As noted within the risks relating to Covid above, unexpected issues can also arise with development projects that could delay the project or trigger additional expense that may affect the payment of your returns.
The Nester Service
Our Service enables you to invest in Murabaha Contracts with Buyers who have made Finance Requests. your investment may either be as the initial Investor or by replacing an outgoing Investor through a process called novation.

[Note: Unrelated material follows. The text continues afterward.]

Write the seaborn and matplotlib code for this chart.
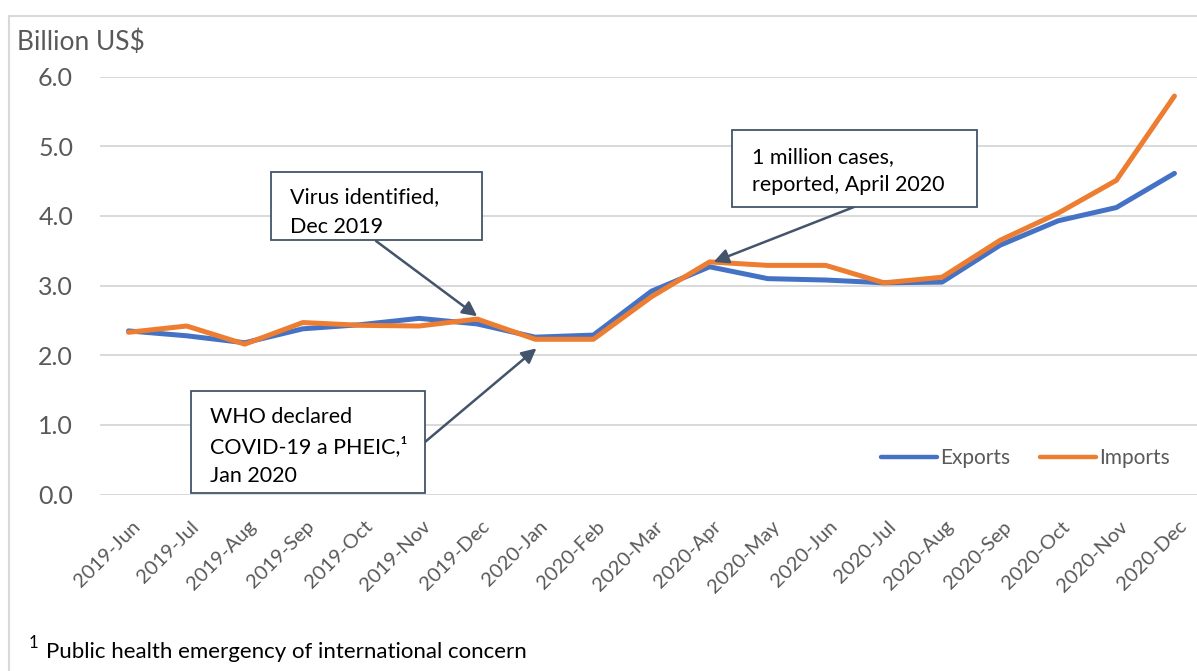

The Buyer’s obligation to pay the Murabaha Instalments under the Murabaha Contracts is secured against Property. This security is held through Security Document(s) provided by each Buyer to the Security Trustee, who holds the benefit of that security as trustee for the Investors. The type of Security Documents in each case are described on the relevant Finance Request. As part of our Service, we also arrange for the repayment of the Murabaha Instalments, including the final capital due, under your Murabaha Contracts. If the Buyer misses a payment or only partially pays the amount due to you as the Investor, we may arrange for a Collections Agency to take steps to procure the payment. If there is an Event of Default the Security Trustee will enforce the Security Documents and the relevant proportion of any sums recovered will be paid to each eligible Investor, subject to a deduction for the costs of recovery.
For a full explanation of how the process works, please see the Nester Service Terms. For more information on Murabaha Contracts, please see the “Principles” section on our “FAQ” page.
How do we assess a Finance Request?
Before allowing a Buyer to make a Finance Request on the Service, we assess each Buyer’s creditworthiness and ability to afford the Murabaha Instalments payable under the Murabaha Contracts. We and the Security Trustee also carry out certain Due Diligence on the Property that the Buyer will use as security, as explained in Clause 5 of the Nester Service Terms. We establish a risk rating for the Finance Request according to the estimated level of potential bad debt, which is communicated to Investors, along with the methodology we use to determine the risk rating here.
We use the due diligence undertaken and the resulting risk rating to determine the stated return under a Murabaha Contract.
What are the expected default rates?
The expected default rate for each set of Murabaha Contracts with each Buyer that are available via the Service is specified here along with a summary of the assumptions used in determining expected future default rates. The actual default rates are given here.
Your estimated rate of return is stated on your Investor’s dashboard taking into account fees and default rates on the profit you receive. The amount of income tax payable by you on profit (income) received is dependent on your individual circumstances and may be subject to change in the future.
How do we collect an overdue debt?
If the Buyer misses a payment or only partially pays the amount due under your Murabaha Contracts, you authorise us or a Collections Agency, acting on your behalf, to contact the Buyer to attempt to collect an amount equivalent to the outstanding payment and any additional fees and charges due.
In the event of the occurrence of a default, the Security Trustee will enforce all or any of the Security Documents and the relevant proportion of any sums recovered by the Security Trustee will be paid to you, subject to deduction of the costs of recovery (including legal fees and expenses and those of any manager, receiver or administrator appointed by the Security Trustee) from the gross proceeds recovered.
The net amount recovered will be apportioned to you according to the proportion of the total Murabaha Contract amount that you provided.
It is possible that the proceeds recovered (if any) as a result of any recovery and enforcement activity may not be enough to cover the Buyer’s obligations to you.
Where are my uninvested funds held?
Any funds waiting to be invested via the Service, withdrawn or disbursed to Buyers are held by the Payment Service Provider in the Client Funds Account.